Imagine that we are trying to maximize the fitness score of:
A - [max(0, A - 50) * B] + [max(0, A - 75) * 2 * B]
where parameters range from 0 to 100.
- Initially it is beneficial to increase
A, until it reaches50. - Next, it is beneficial to set
Bto zero. - Next, it is beneficial to increase
Ato 75. - Next, it is beneficial to simultaneously increase
BandA.
This last point is important: if either A or B are increased independently of each other the fitness score will drop.
Coming back to the Differential Evolution algorithm, I don't see how it can solve the above problem because initially we want to only mutate one parameter per generation but eventually we want to mutate multiple parameters per generation. If we mutate multiple parameters per generation too early, we decrease the probability of survival which, in turn, decreases the rate of evolution. But, if we mutate one parameter at a time we will never find the global maximum.
My question(s) are as follows:
- Is this a known problem with the Differential Evolution algorithm?
- Are there known solutions?
- Do Generic Algorithms suffer from the same problem?
I am not asking for a solution to the specific function mentioned above. I am asking whether it is possible for Differential Evolution to solve problems where you don't know ahead of time how many parameters need to be mutated at any given time and you want to end up as close as possible to the global maximum.
DE is a popular optimization metaheuristics with a significant number of variants (some examples here).
The first DE is due to R. Storn and K. Price (1997). Since then many changes in the main operators, hybridization, automated parameters' tuning, self-adaptation schemes, structured populations... have been proposed.
So a precise answer to the question would require more details about the DE flavour you're referring to.
Anyway a typical scheme for DE is:
g = 0 // Generation 0
P(g) = {x_1(g), ... , x_n(g)} // Population initialization
while (!stop()) // Some stop condition
for i = 1 to n
y_i = new_mutant(X(g))
z_i = crossover(x_i(g), y_i)
if f(z_i) < f(x_i(g))
x_i(g + 1) = z_i
else
x_i(g + 1) = x_i(g)
++g
A frequent choice for the crossover() function is the binomial crossover (which is similar to GA uniform crossover):
if (random(0,1) < CR || j == 0)
z_i[j] = y_i[j]
else
z_i[j] = x_i[j]
(the strategy described is often called rand1bin)

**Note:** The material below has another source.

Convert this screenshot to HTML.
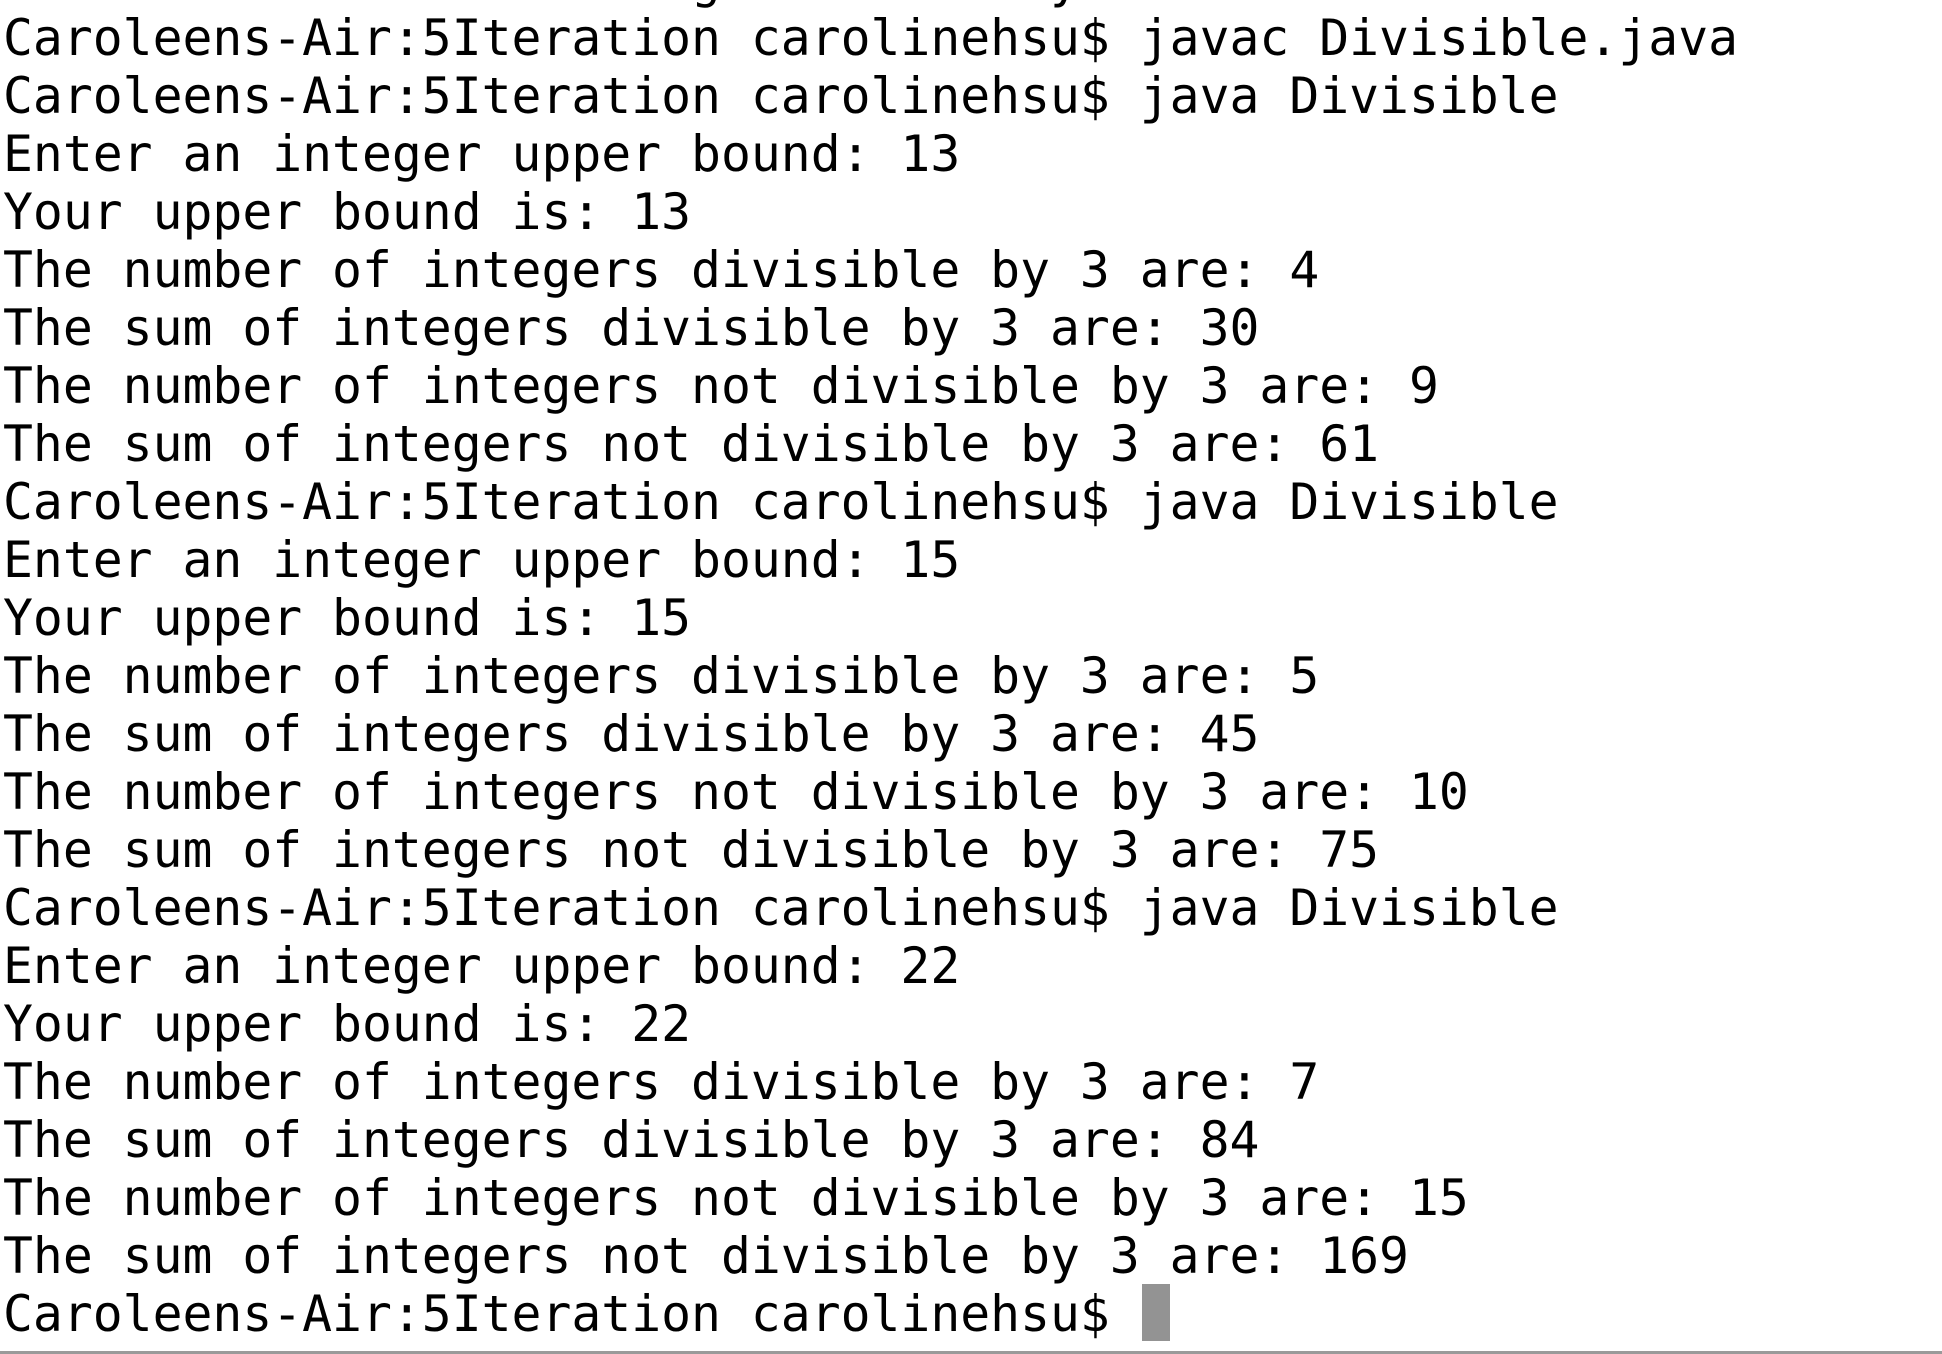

In general more than one component (and at least one) is taken from the mutant vector.
From the start to the end of evolution, DE produces offspring with one or both parameters A / B mutated (this is controlled via CR).

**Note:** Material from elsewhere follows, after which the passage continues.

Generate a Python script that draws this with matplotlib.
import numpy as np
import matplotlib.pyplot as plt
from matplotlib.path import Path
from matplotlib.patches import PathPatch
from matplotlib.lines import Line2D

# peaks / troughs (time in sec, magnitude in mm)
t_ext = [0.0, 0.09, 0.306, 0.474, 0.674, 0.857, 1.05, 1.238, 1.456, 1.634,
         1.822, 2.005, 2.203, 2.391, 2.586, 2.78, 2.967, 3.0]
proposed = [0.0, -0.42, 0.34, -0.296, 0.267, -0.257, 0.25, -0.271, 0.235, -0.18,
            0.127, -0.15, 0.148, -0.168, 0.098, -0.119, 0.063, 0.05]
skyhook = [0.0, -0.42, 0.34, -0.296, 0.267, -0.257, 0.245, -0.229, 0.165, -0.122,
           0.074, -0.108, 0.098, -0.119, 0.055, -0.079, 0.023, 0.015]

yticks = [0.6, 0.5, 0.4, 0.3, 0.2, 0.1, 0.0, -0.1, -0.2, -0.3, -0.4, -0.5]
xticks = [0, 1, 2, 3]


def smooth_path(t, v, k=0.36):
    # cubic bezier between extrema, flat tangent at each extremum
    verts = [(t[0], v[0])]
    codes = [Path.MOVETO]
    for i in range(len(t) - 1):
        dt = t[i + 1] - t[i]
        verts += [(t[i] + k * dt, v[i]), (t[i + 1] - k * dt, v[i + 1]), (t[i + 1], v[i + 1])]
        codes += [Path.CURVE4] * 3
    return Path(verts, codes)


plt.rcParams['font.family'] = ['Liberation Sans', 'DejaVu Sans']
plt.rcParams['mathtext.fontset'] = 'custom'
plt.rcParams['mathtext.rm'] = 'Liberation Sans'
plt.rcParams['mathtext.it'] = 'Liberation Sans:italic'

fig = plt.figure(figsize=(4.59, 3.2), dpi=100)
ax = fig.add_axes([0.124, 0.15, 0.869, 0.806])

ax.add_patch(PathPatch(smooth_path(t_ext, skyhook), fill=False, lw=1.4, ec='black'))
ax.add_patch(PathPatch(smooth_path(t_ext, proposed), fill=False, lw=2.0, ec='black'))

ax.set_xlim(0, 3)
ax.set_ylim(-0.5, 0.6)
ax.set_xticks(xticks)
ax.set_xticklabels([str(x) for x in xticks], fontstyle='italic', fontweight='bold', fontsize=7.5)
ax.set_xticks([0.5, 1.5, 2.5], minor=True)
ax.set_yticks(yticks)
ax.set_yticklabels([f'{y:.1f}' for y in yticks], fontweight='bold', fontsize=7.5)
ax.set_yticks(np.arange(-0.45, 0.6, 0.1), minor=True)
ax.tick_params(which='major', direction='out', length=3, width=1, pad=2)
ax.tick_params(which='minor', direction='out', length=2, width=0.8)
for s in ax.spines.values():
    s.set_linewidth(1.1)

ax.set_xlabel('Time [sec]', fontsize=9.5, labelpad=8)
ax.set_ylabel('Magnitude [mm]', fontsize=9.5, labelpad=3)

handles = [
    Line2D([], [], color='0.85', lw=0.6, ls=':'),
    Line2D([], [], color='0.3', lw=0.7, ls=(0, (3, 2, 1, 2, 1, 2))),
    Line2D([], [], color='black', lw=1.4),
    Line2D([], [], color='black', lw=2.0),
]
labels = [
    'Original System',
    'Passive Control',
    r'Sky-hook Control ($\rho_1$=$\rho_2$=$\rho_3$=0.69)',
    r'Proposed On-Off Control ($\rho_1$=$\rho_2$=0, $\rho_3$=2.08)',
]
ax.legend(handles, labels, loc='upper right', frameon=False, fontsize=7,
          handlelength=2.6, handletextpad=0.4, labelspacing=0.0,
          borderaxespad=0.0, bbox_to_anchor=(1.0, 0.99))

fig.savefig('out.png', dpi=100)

This isn't an issue since DE is a population based algorithm: what is "eventual" for an individual is "initial" for another.

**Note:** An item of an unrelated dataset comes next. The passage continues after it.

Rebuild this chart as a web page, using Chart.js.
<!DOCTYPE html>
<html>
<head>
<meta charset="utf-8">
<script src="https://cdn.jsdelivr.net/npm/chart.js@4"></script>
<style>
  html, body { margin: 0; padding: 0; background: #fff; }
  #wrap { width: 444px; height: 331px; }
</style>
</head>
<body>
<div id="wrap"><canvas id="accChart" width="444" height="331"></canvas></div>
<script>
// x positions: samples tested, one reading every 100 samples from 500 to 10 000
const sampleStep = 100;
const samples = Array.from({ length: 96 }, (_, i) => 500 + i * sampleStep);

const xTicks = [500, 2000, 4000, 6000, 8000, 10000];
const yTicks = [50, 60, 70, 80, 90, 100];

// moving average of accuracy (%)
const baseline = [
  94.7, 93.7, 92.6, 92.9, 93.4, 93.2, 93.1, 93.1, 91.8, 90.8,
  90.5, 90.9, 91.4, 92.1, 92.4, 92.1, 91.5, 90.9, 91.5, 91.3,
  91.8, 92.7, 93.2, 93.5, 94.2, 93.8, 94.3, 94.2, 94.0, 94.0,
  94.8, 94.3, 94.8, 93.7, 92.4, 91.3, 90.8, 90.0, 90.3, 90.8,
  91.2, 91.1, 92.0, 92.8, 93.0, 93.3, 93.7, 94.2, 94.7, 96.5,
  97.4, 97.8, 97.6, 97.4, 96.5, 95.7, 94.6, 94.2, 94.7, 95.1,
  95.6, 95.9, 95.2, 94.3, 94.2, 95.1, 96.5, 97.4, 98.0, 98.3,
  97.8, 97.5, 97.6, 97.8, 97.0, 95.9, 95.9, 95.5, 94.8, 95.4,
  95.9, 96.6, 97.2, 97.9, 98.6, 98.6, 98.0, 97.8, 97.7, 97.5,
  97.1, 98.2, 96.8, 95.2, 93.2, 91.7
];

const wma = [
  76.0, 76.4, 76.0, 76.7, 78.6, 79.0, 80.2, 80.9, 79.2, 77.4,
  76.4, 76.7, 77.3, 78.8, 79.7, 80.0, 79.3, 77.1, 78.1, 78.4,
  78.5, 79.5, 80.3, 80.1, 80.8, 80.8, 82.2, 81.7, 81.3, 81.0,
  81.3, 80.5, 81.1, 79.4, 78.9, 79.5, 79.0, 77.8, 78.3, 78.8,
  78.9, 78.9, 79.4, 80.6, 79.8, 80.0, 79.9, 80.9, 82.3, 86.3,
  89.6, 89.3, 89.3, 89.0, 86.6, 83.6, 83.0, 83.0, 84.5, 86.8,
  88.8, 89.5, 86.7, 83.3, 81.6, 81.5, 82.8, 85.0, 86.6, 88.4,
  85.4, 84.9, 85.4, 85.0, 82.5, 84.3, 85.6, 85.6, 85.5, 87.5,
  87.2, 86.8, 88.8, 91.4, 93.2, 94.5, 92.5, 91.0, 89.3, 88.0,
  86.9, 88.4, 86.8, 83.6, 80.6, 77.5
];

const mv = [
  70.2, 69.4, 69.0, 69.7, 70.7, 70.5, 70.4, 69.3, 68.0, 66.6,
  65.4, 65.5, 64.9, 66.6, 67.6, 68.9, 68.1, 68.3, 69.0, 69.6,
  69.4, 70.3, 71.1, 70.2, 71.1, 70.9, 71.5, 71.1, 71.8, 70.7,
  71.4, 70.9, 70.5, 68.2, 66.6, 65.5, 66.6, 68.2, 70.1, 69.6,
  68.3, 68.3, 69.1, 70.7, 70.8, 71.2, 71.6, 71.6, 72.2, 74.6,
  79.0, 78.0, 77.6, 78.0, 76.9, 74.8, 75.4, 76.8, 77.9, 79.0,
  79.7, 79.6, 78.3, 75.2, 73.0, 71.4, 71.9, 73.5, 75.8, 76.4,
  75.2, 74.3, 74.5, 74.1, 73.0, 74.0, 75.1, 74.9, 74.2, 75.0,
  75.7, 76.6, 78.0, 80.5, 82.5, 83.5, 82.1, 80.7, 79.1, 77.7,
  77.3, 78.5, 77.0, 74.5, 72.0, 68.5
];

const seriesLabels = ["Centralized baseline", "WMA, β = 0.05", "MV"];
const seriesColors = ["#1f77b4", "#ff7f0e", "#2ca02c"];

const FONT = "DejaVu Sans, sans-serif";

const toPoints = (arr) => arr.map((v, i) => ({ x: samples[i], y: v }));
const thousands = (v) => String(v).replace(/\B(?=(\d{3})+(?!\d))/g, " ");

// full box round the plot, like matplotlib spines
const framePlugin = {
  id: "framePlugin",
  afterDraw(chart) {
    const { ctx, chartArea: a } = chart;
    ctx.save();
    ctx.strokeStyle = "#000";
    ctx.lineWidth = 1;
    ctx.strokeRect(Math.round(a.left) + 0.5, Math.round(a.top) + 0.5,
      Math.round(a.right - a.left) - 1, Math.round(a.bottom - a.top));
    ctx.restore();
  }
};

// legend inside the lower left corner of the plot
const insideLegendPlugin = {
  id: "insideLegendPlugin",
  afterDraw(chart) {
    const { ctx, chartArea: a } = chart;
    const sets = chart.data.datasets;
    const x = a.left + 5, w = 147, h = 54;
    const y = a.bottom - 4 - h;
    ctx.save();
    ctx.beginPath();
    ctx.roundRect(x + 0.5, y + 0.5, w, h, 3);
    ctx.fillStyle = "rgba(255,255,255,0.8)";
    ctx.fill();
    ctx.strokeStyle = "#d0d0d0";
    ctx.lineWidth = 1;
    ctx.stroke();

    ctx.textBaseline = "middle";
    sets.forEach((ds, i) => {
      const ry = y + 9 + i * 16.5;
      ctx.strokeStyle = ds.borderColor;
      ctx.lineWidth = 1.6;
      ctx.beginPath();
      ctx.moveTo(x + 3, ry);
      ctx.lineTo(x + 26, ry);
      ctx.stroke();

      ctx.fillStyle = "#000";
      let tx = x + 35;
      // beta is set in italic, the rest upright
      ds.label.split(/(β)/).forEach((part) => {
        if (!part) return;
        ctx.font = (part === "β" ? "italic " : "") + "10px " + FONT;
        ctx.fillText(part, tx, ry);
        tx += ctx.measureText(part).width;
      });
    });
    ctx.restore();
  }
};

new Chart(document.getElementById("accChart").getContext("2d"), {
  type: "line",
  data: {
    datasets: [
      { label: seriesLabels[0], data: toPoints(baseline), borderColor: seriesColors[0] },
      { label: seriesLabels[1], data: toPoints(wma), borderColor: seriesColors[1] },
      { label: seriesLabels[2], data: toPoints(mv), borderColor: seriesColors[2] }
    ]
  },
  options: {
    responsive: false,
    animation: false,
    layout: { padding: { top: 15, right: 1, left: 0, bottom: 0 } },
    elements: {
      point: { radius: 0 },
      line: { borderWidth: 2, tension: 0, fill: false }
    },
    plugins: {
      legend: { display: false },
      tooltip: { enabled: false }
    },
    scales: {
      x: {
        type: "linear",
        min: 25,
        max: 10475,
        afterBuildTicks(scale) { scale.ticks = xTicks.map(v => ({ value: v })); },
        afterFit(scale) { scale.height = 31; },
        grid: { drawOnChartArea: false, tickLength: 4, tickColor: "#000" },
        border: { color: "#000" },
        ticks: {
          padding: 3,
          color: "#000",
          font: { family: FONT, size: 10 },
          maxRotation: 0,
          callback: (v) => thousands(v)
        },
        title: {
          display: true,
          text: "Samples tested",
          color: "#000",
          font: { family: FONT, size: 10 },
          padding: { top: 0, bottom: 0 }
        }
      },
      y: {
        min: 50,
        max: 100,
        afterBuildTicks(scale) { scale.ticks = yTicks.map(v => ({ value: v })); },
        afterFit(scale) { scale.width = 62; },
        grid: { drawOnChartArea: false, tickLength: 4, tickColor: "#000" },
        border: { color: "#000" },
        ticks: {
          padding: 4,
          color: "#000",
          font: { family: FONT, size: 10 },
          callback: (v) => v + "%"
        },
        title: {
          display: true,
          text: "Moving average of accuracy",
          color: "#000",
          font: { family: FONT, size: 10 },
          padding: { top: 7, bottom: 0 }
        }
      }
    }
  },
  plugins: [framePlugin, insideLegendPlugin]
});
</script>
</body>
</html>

rand1bin, especially, is a good exploration strategy and an initial population exploiting the full numerical range of the parameters (i.e. [0, 100] in the example) avoids the described problem.
It seems to me that order of modification could be an issue only for a tiny population or a population with initial unnecessarily restricted diversity.
Various simulations with rand1bin / best1bin and a small population (20 individuals i.e. 10 x number of parameters) confirm that the specific function isn't "hard" and the global maximum is regularly found within 120 generations.